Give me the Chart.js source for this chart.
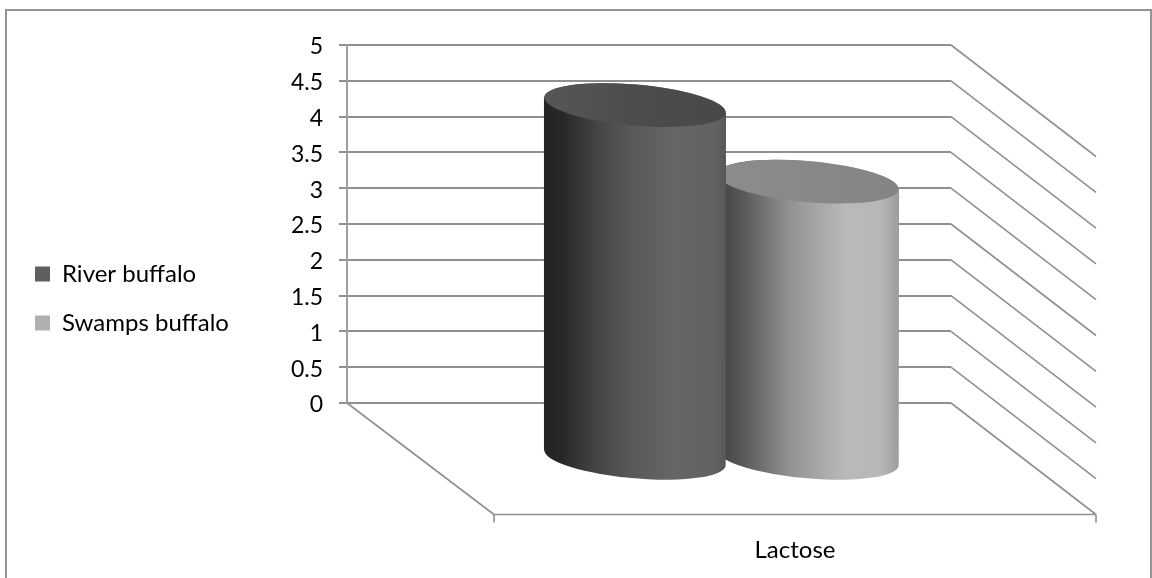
<!DOCTYPE html>
<html>
<head>
<meta charset="utf-8">
<script src="https://cdn.jsdelivr.net/npm/chart.js@4"></script>
<style>
    html, body { margin: 0; padding: 0; background: #fff; overflow: hidden; }
    #frame { position: absolute; left: 5px; top: 9px; width: 1143px; height: 600px; border: 2px solid #949494; }
    #chart { position: absolute; left: 0; top: 0; }
</style>
</head>
<body>
<div id="frame"></div>
<canvas id="chart" width="1152" height="578"></canvas>
<script>
const categories = ['Lactose'];
const riverValues = [4.94];
const swampValues = [3.87];

const FONT = 'Lato, "Open Sans", sans-serif';
const LINE = '#909090';

// how far the floor comes forward from the back wall
const DEPTH_X = 145;
const DEPTH_Y = 111.5;
const PAD_LEFT = 10;

// shading per dataset, left to right
const bodyStops = [
    [[0, '#242424'], [0.1, '#272727'], [0.3, '#464646'], [0.5, '#5a5a5a'], [0.72, '#666666'], [0.95, '#616161'], [1, '#565656']],
    [[0, '#444444'], [0.05, '#484848'], [0.14, '#585858'], [0.4, '#929292'], [0.7, '#b9b9b9'], [0.9, '#b8b8b8'], [1, '#9c9c9c']]
];
const lidStops = [
    [[0, '#575757'], [0.5, '#4c4c4c'], [1, '#484848']],
    [[0, '#8c8c8c'], [1, '#848484']]
];

function makeGradient(ctx, x0, x1, stops) {
    let g = ctx.createLinearGradient(x0, 0, x1, 0);
    stops.forEach(s => g.addColorStop(s[0], s[1]));
    return g;
}

// 3d walls and floor, goes on top of the normal grid
const wallsPlugin = {
    id: 'walls',
    afterLayout(chart) {
        // legend sits a bit above the middle of the canvas
        chart.legend.top -= 13;
        chart.legend.bottom -= 13;
    },
    beforeDatasetsDraw(chart) {
        const ctx = chart.ctx;
        const y = chart.scales.y;
        const a = chart.chartArea;
        const floorY = y.getPixelForValue(0);

        ctx.save();
        ctx.strokeStyle = LINE;
        ctx.lineWidth = 1.6;
        ctx.beginPath();
        y.ticks.forEach(t => {
            let py = y.getPixelForValue(t.value);
            ctx.moveTo(a.right, py);
            ctx.lineTo(a.right + DEPTH_X, py + DEPTH_Y);
        });
        ctx.moveTo(a.left, floorY);
        ctx.lineTo(a.left + DEPTH_X + 2, floorY + DEPTH_Y);
        ctx.moveTo(a.left + DEPTH_X + 2, floorY + DEPTH_Y);
        ctx.lineTo(a.right + DEPTH_X, floorY + DEPTH_Y);
        ctx.moveTo(a.left + DEPTH_X + 2, floorY + DEPTH_Y);
        ctx.lineTo(a.left + DEPTH_X + 2, floorY + DEPTH_Y + 8);
        ctx.moveTo(a.right + DEPTH_X, floorY + DEPTH_Y);
        ctx.lineTo(a.right + DEPTH_X, floorY + DEPTH_Y + 8);
        ctx.stroke();
        ctx.restore();
    },
    // bars are replaced by cylinders
    beforeDatasetDraw(chart, args) {
        const ctx = chart.ctx;
        const i = args.index;
        args.meta.data.forEach(bar => {
            const cx = bar.x + DEPTH_X / 2;
            const topY = bar.y + DEPTH_Y / 2;
            const baseY = bar.base + DEPTH_Y / 2;
            const rx = bar.width / 2;
            const ry = rx * 0.2256;
            const tilt = 0.0866;
            const t0 = Math.atan(-(ry / rx) * Math.tan(tilt));
            const slant = rx * Math.cos(t0) * Math.sin(tilt) + ry * Math.sin(t0) * Math.cos(tilt);
            const x0 = cx - rx;
            const x1 = cx + rx;

            ctx.save();
            ctx.fillStyle = makeGradient(ctx, x0, x1, bodyStops[i]);
            ctx.beginPath();
            ctx.moveTo(x0, topY - slant);
            ctx.lineTo(x0, baseY - slant);
            ctx.ellipse(cx, baseY, rx, ry, tilt, t0 + Math.PI, t0, true);
            ctx.lineTo(x1, topY + slant);
            ctx.ellipse(cx, topY, rx, ry, tilt, t0, t0 + Math.PI, true);
            ctx.closePath();
            ctx.fill();

            ctx.fillStyle = makeGradient(ctx, x0, x1, lidStops[i]);
            ctx.beginPath();
            ctx.ellipse(cx, topY, rx, ry, tilt, 0, Math.PI * 2);
            ctx.fill();
            ctx.restore();
        });
        return false;
    }
};

new Chart(document.getElementById('chart'), {
    type: 'bar',
    data: {
        labels: categories,
        datasets: [
            { label: 'River buffalo', data: riverValues, backgroundColor: '#5f5f5f', borderWidth: 0 },
            { label: 'Swamps buffalo', data: swampValues, backgroundColor: '#b0b0b0', borderWidth: 0 }
        ]
    },
    plugins: [wallsPlugin],
    options: {
        responsive: false,
        animation: false,
        categoryPercentage: 0.573,
        barPercentage: 1.052,
        layout: { padding: { left: PAD_LEFT, top: 45, right: 201, bottom: 0 } },
        plugins: {
            tooltip: { enabled: false },
            legend: {
                position: 'left',
                labels: {
                    boxWidth: 15,
                    boxHeight: 15,
                    padding: 25,
                    color: '#000',
                    font: { family: FONT, size: 24 }
                }
            }
        },
        scales: {
            x: {
                grid: { display: false },
                border: { display: false },
                ticks: {
                    color: '#000',
                    font: { family: FONT, size: 24 },
                    padding: 125,
                    labelOffset: 146,
                    maxRotation: 0,
                    autoSkip: false
                },
                afterFit(scale) { scale.height = 175; }
            },
            y: {
                min: 0,
                max: 5,
                grid: { color: LINE, lineWidth: 2, tickLength: 8 },
                border: { color: '#a0a0a0', width: 2 },
                ticks: {
                    stepSize: 0.5,
                    color: '#000',
                    padding: 16,
                    labelOffset: 2,
                    font: { family: FONT, size: 23 },
                    callback: v => String(v)
                },
                afterFit(scale) {
                    scale.width = 347 - scale.chart.legend.width - PAD_LEFT;
                }
            }
        }
    }
});
</script>
</body>
</html>
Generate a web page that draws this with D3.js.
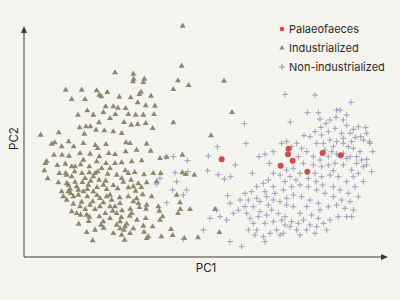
<!DOCTYPE html>
<html>
<head>
<meta charset="utf-8">
<script src="https://cdn.jsdelivr.net/npm/d3@7"></script>
<style>
  body { margin: 0; background: #f5f4ee; }
  svg { display: block; font-family: Inter, "Noto Sans", sans-serif; }
</style>
</head>
<body>
<div id="chart"></div>
<script>
// PC scores, [PC1, PC2]
const palaeofaeces = [
  [0.65, -0.28], [2.66, 0.04], [2.64, -0.13], [2.78, -0.32], [2.42, -0.47],
  [3.22, -0.65], [3.68, -0.09], [4.22, -0.16]
];

const industrialized = [
  [-0.52, 3.72], [-0.55, 2.52], [0.72, 2.07], [0.96, 1.13], [0.33, 0.43], [-0.80, 0.82], [-0.66, 2.08],
  [-0.34, 1.94], [-0.80, 1.82], [-2.55, 2.32], [-2.00, 2.28], [-1.99, 2.13], [-2.01, 2.05], [-1.67, 2.13],
  [-1.70, 2.03], [-4.03, 1.80], [-3.55, 1.80], [-3.10, 1.78], [-3.02, 1.65], [-2.96, 1.60], [-2.78, 1.73],
  [-3.85, 1.52], [-3.45, 1.52], [-2.42, 1.59], [-2.08, 1.57], [-1.82, 1.67], [-1.77, 1.74], [-1.47, 1.62],
  [-1.87, 1.42], [-2.83, 1.30], [-2.60, 1.30], [-2.46, 1.26], [-2.23, 1.25], [-1.63, 1.33], [-1.35, 1.32],
  [-3.66, 1.05], [-3.20, 1.05], [-3.38, 1.18], [-2.90, 1.13], [-2.70, 0.95], [-2.54, 1.07], [-2.15, 1.07],
  [-1.93, 1.05], [-1.70, 1.05], [-1.38, 1.07], [-3.29, 0.70], [-3.61, 0.67], [-3.42, 0.70], [-3.47, 0.48],
  [-3.12, 0.60], [-2.87, 0.58], [-3.03, 0.82], [-2.28, 0.83], [-2.06, 0.75], [-1.87, 0.77], [-1.63, 0.80],
  [-1.42, 0.65], [-2.60, 0.55], [-2.35, 0.50], [-4.78, 0.45], [-4.24, 0.52], [-3.94, 0.25], [-4.45, 0.18],
  [-4.36, 0.22], [-4.15, 0.10], [-3.79, 0.10], [-3.50, 0.20], [-3.14, 0.14], [-3.07, 0.05], [-2.82, 0.17],
  [-2.22, 0.22], [-2.10, 0.20], [-1.90, 0.00], [-1.60, 0.18], [-1.48, -0.03], [-1.20, -0.25], [-1.00, -0.22],
  [-0.53, -0.15], [-4.38, -0.15], [-4.14, -0.15], [-3.93, -0.18], [-3.60, -0.10], [-3.30, -0.12], [-3.02, -0.20],
  [-2.74, -0.10], [-2.55, -0.13], [-2.23, -0.05], [-4.60, -0.34], [-4.64, -0.40], [-4.28, -0.46], [-4.04, -0.42],
  [-3.85, -0.50], [-3.58, -0.44], [-3.32, -0.50], [-3.10, -0.35], [-2.82, -0.40], [-2.55, -0.40], [-2.35, -0.38],
  [-2.05, -0.35], [-1.75, -0.32], [-4.67, -0.62], [-4.57, -0.86], [-4.22, -0.70], [-4.03, -0.70], [-3.76, -0.65],
  [-3.54, -0.70], [-3.32, -0.68], [-3.07, -0.65], [-2.77, -0.72], [-2.50, -0.75], [-2.24, -0.62], [-1.96, -0.67],
  [-1.68, -0.74], [-1.40, -0.70], [-1.18, -0.70], [-0.53, -0.68], [-0.43, -0.73], [-0.17, -0.75], [-4.25, -0.98],
  [-4.00, -1.00], [-3.75, -0.96], [-3.53, -0.97], [-3.28, -0.93], [-3.03, -0.90], [-2.83, -0.93], [-2.60, -1.06],
  [-2.30, -0.96], [-2.07, -0.90], [-1.85, -1.01], [-1.60, -0.98], [-1.30, -0.95], [-3.90, -1.17], [-3.65, -1.20],
  [-3.38, -1.18], [-3.09, -1.12], [-2.80, -1.18], [-2.47, -1.16], [-2.15, -1.13], [-1.93, -1.23], [-1.76, -1.12],
  [-4.10, -1.40], [-3.88, -1.30], [-3.65, -1.35], [-3.38, -1.40], [-3.09, -1.36], [-2.70, -1.35], [-2.41, -1.43],
  [-2.15, -1.40], [-1.90, -1.46], [-1.72, -1.34], [-1.45, -1.40], [-0.70, -1.35], [-4.00, -1.50], [-3.80, -1.62],
  [-3.55, -1.56], [-3.22, -1.55], [-2.90, -1.58], [-2.70, -1.70], [-2.40, -1.60], [-2.00, -1.55], [-1.60, -1.65],
  [-1.25, -1.70], [-0.60, -1.58], [-3.70, -1.90], [-3.44, -1.78], [-3.15, -1.78], [-2.84, -1.90], [-2.62, -1.83],
  [-2.34, -1.82], [-2.09, -1.77], [-1.82, -1.72], [-1.62, -1.77], [-1.22, -1.83], [-0.59, -1.78], [-0.30, -1.78],
  [0.45, -1.78], [-3.58, -1.95], [-3.32, -2.01], [-3.02, -2.00], [-2.70, -2.05], [-2.36, -2.02], [-2.11, -1.98],
  [-1.89, -2.10], [-1.63, -2.05], [-1.12, -2.00], [-0.66, -1.90], [-3.64, -2.22], [-3.34, -2.14], [-2.97, -2.25],
  [-2.50, -2.25], [-2.20, -2.22], [-1.70, -2.28], [-1.42, -2.30], [-1.20, -2.10], [-0.87, -2.38], [-3.40, -2.47],
  [-2.89, -2.34], [-2.40, -2.36], [-2.28, -2.40], [-2.00, -2.36], [-1.68, -2.46], [-1.55, -2.60], [-1.16, -2.60],
  [-0.82, -2.56], [-0.47, -2.65], [-0.06, -2.63], [-3.22, -2.72], [-2.26, -2.70], [-1.60, -2.65], [0.58, -2.47],
  [-3.95, -1.05], [-3.85, -0.80], [-3.70, -1.10], [-3.50, -1.25], [-3.35, -1.05], [-3.20, -1.25], [-3.00, -1.45],
  [-3.15, -0.70], [-3.45, -0.85], [-2.90, -1.05], [-2.80, -1.40], [-2.65, -1.50], [-2.55, -1.70], [-2.50, -1.90],
  [-2.40, -2.15], [-2.25, -2.30], [-2.10, -2.50], [-2.35, -2.55], [-3.00, -1.70], [-3.30, -1.65], [-3.60, -1.70],
  [-3.80, -1.40], [-3.95, -1.25], [-3.75, -0.50], [-3.50, -0.30], [-2.95, -0.55], [-2.70, -0.55], [-3.20, -0.80],
  [-2.35, -0.85], [-2.15, -0.70], [-2.00, -1.10], [-1.85, -1.60], [-2.05, -1.90], [-2.90, -2.15], [-3.15, -2.40],
  [-2.60, -2.50], [-4.00, -0.75], [-4.15, -1.25], [-3.85, -1.85], [-3.40, -1.95]
];

const nonIndustrialized = [
  [2.55, 1.67], [3.45, 1.65], [4.53, 1.43], [3.22, 1.12], [3.55, 1.12], [4.10, 1.20], [4.20, 1.20],
  [4.40, 1.05], [1.33, 0.79], [2.71, 0.84], [4.97, 0.67], [1.38, 0.20], [3.12, 0.43], [0.52, 0.10],
  [0.25, -0.18], [-1.02, -0.20], [-0.80, -0.20], [-0.38, -0.32], [-0.75, -0.68], [-0.36, -0.65], [-1.20, -0.85],
  [-1.30, -1.02], [-0.82, -1.20], [0.83, -1.37], [1.06, -0.45], [0.23, -0.62], [0.55, -0.74], [0.73, -0.87],
  [0.92, -0.80], [1.57, -0.70], [1.77, -0.20], [1.95, -0.13], [2.08, -0.40], [2.45, 0.20], [2.60, 0.25],
  [2.20, -0.05], [3.60, 0.93], [3.78, 0.80], [3.63, 0.68], [3.90, 0.90], [4.08, 0.98], [4.30, 0.90],
  [4.40, 0.74], [4.60, 0.62], [4.75, 0.70], [4.82, 0.40], [4.90, 0.30], [5.08, 0.25], [4.66, 0.38],
  [4.50, 0.50], [4.25, 0.50], [4.05, 0.65], [3.85, 0.55], [3.65, 0.45], [3.45, 0.55], [3.30, 0.40],
  [3.50, 0.20], [3.70, 0.20], [3.90, 0.30], [4.10, 0.25], [4.30, 0.20], [4.45, 0.10], [4.60, 0.05],
  [4.80, -0.05], [5.00, -0.28], [5.15, -0.65], [4.90, -0.50], [4.70, -0.40], [4.50, -0.20], [4.30, -0.10],
  [4.10, -0.12], [3.95, -0.05], [3.85, -0.20], [3.60, -0.30], [3.40, -0.20], [3.20, -0.05], [3.05, 0.05],
  [2.90, 0.20], [2.75, 0.10], [2.95, -0.20], [3.10, -0.40], [3.40, -0.45], [3.65, -0.50], [3.85, -0.45],
  [4.05, -0.40], [4.30, -0.45], [4.55, -0.60], [4.75, -0.70], [4.90, -0.95], [4.65, -1.10], [4.40, -0.95],
  [4.15, -0.80], [3.90, -0.75], [3.65, -0.80], [3.45, -0.70], [3.25, -0.85], [3.00, -0.70], [2.80, -0.55],
  [2.60, -0.60], [2.40, -0.75], [2.20, -0.70], [2.05, -0.90], [1.90, -1.00], [1.70, -1.10], [1.55, -1.25],
  [1.35, -1.30], [1.20, -1.50], [1.15, -1.80], [1.40, -1.90], [1.60, -1.70], [1.80, -1.55], [2.00, -1.40],
  [2.25, -1.30], [2.50, -1.20], [2.75, -1.10], [3.00, -1.05], [3.25, -1.10], [3.50, -1.20], [3.75, -1.30],
  [4.00, -1.40], [4.25, -1.50], [4.50, -1.55], [4.75, -1.40], [4.60, -1.80], [4.40, -2.00], [4.15, -2.00],
  [3.90, -2.10], [3.70, -2.20], [3.50, -2.30], [3.80, -2.40], [3.45, -2.50], [3.20, -2.40], [2.95, -2.20],
  [2.75, -2.15], [2.55, -2.00], [2.35, -1.90], [2.15, -1.80], [2.00, -1.95], [1.75, -2.00], [1.60, -2.20],
  [1.45, -2.40], [1.65, -2.55], [1.90, -2.60], [2.10, -2.50], [2.30, -2.40], [2.50, -2.50], [2.70, -2.30],
  [2.90, -2.40], [3.10, -2.10], [3.35, -1.95], [3.60, -1.80], [3.85, -1.70], [4.10, -1.65], [3.20, -1.70],
  [3.00, -1.90], [2.80, -1.70], [2.60, -1.65], [2.40, -1.55], [2.20, -1.50], [2.60, -1.45], [2.80, -1.35],
  [3.05, -1.40], [3.30, -1.50], [3.55, -1.60], [0.90, -1.60], [1.00, -1.90], [0.80, -2.10], [0.60, -2.00],
  [0.30, -2.05], [0.10, -2.40], [0.90, -2.75], [1.25, -2.90], [1.95, -2.75], [2.40, -2.55], [2.55, -2.25],
  [1.70, -2.40], [5.10, 0.20], [5.00, 0.50], [5.18, -0.05], [5.00, -0.45], [3.48, -0.95], [3.68, -1.05],
  [4.00, -1.10], [4.20, -1.20], [4.45, -1.30], [4.00, -0.62], [3.75, 0.00], [4.00, 0.10], [4.30, 0.35],
  [4.55, 0.25], [4.40, -0.25], [4.70, -0.20], [4.85, -0.30], [4.60, -0.80], [2.88, -0.90], [2.70, -0.80],
  [2.55, -0.95], [2.20, -1.10], [1.95, -1.25], [1.70, -1.45], [1.45, -1.50], [1.35, -1.70], [1.50, -2.05],
  [1.95, -2.20], [2.20, -2.15], [2.45, -2.10], [3.00, -2.55], [4.35, -1.75], [4.55, -2.00], [3.30, -2.25],
  [3.55, -2.05], [1.80, -1.85], [2.05, -1.65], [-0.50, -1.35], [-1.00, -1.58], [-0.70, -0.95], [-0.40, -1.20],
  [0.50, -1.80], [-0.50, -2.67]
];

const legendLabels = ["Palaeofaeces", "Industrialized", "Non-industrialized"];
const xLabel = "PC1";
const yLabel = "PC2";

const width = 400, height = 300;
const margin = {left: 24, right: 12, top: 26, bottom: 43};

const colRed = "#cf4c4c", colOlive = "#8a896b", colBlue = "#8a90b0", axisCol = "#3a3a3a";

const svg = d3.select("#chart").append("svg")
    .attr("width", width)
    .attr("height", height);

svg.append("rect").attr("width", width).attr("height", height).attr("fill", "#f5f4ee");

const xScale = d3.scaleLinear()
    .domain([-5.28, 5.64])
    .range([margin.left, width - margin.right]);
const yScale = d3.scaleLinear()
    .domain([-3.21, 3.72])
    .range([height - margin.bottom, margin.top]);

// axes with arrow heads, no ticks
const x0 = xScale.range()[0], x1 = xScale.range()[1];
const y0 = yScale.range()[0], y1 = yScale.range()[1];
svg.append("line")
    .attr("x1", x0).attr("x2", x1 - 3)
    .attr("y1", y0).attr("y2", y0)
    .attr("stroke", axisCol).attr("stroke-width", 1);
svg.append("line")
    .attr("x1", x0).attr("x2", x0)
    .attr("y1", y0).attr("y2", y1 + 3)
    .attr("stroke", axisCol).attr("stroke-width", 1);
svg.append("path")
    .attr("d", `M${x1},${y0} L${x1 - 7},${y0 - 3} L${x1 - 7},${y0 + 3} Z`)
    .attr("fill", axisCol);
svg.append("path")
    .attr("d", `M${x0},${y1} L${x0 - 3},${y1 + 7} L${x0 + 3},${y1 + 7} Z`)
    .attr("fill", axisCol);

svg.append("text")
    .attr("x", (x0 + x1) / 2)
    .attr("y", y0 + 15)
    .attr("text-anchor", "middle")
    .attr("font-size", 11.5)
    .attr("fill", "#222")
    .text(xLabel);
svg.append("text")
    .attr("transform", `translate(${x0 - 6},${(y0 + y1) / 2 - 3}) rotate(-90)`)
    .attr("text-anchor", "middle")
    .attr("font-size", 11.5)
    .attr("fill", "#222")
    .text(yLabel);

//points
const tri = d3.symbol().type(d3.symbolTriangle).size(15);
svg.append("g").selectAll("path")
    .data(industrialized)
    .join("path")
    .attr("d", tri)
    .attr("transform", d => `translate(${xScale(d[0])},${yScale(d[1])})`)
    .attr("fill", colOlive);

svg.append("g").selectAll("path")
    .data(nonIndustrialized)
    .join("path")
    .attr("d", "M-3,0H3M0,-3V3")
    .attr("transform", d => `translate(${xScale(d[0])},${yScale(d[1])})`)
    .attr("stroke", colBlue)
    .attr("stroke-width", 0.8)
    .attr("fill", "none");

svg.append("g").selectAll("circle")
    .data(palaeofaeces)
    .join("circle")
    .attr("cx", d => xScale(d[0]))
    .attr("cy", d => yScale(d[1]))
    .attr("r", 3)
    .attr("fill", colRed);

// legend
const legend = svg.append("g").attr("transform", "translate(282,29)");
legendLabels.forEach((lab, i) => {
    const g = legend.append("g").attr("transform", `translate(0,${i * 19})`);
    if (i === 0) g.append("circle").attr("r", 2.3).attr("fill", colRed);
    if (i === 1) g.append("path").attr("d", d3.symbol().type(d3.symbolTriangle).size(12)).attr("fill", colOlive);
    if (i === 2) g.append("path").attr("d", "M-3,0H3M0,-3V3").attr("stroke", colBlue).attr("stroke-width", 0.9);
    g.append("text")
        .attr("x", 7)
        .attr("y", 4)
        .attr("font-size", 11)
        .attr("fill", "#2a2a2a")
        .text(lab);
});
</script>
</body>
</html>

####

▶ **DIRECTION**: Copy, word for word, the entries above from the first line to the line that holds "const PAD_LEFT = 10;". Drop the pictures.

▶ **FULL OUTPUT**:
Give me the Chart.js source for this chart.
<!DOCTYPE html>
<html>
<head>
<meta charset="utf-8">
<script src="https://cdn.jsdelivr.net/npm/chart.js@4"></script>
<style>
    html, body { margin: 0; padding: 0; background: #fff; overflow: hidden; }
    #frame { position: absolute; left: 5px; top: 9px; width: 1143px; height: 600px; border: 2px solid #949494; }
    #chart { position: absolute; left: 0; top: 0; }
</style>
</head>
<body>
<div id="frame"></div>
<canvas id="chart" width="1152" height="578"></canvas>
<script>
const categories = ['Lactose'];
const riverValues = [4.94];
const swampValues = [3.87];

const FONT = 'Lato, "Open Sans", sans-serif';
const LINE = '#909090';

// how far the floor comes forward from the back wall
const DEPTH_X = 145;
const DEPTH_Y = 111.5;
const PAD_LEFT = 10;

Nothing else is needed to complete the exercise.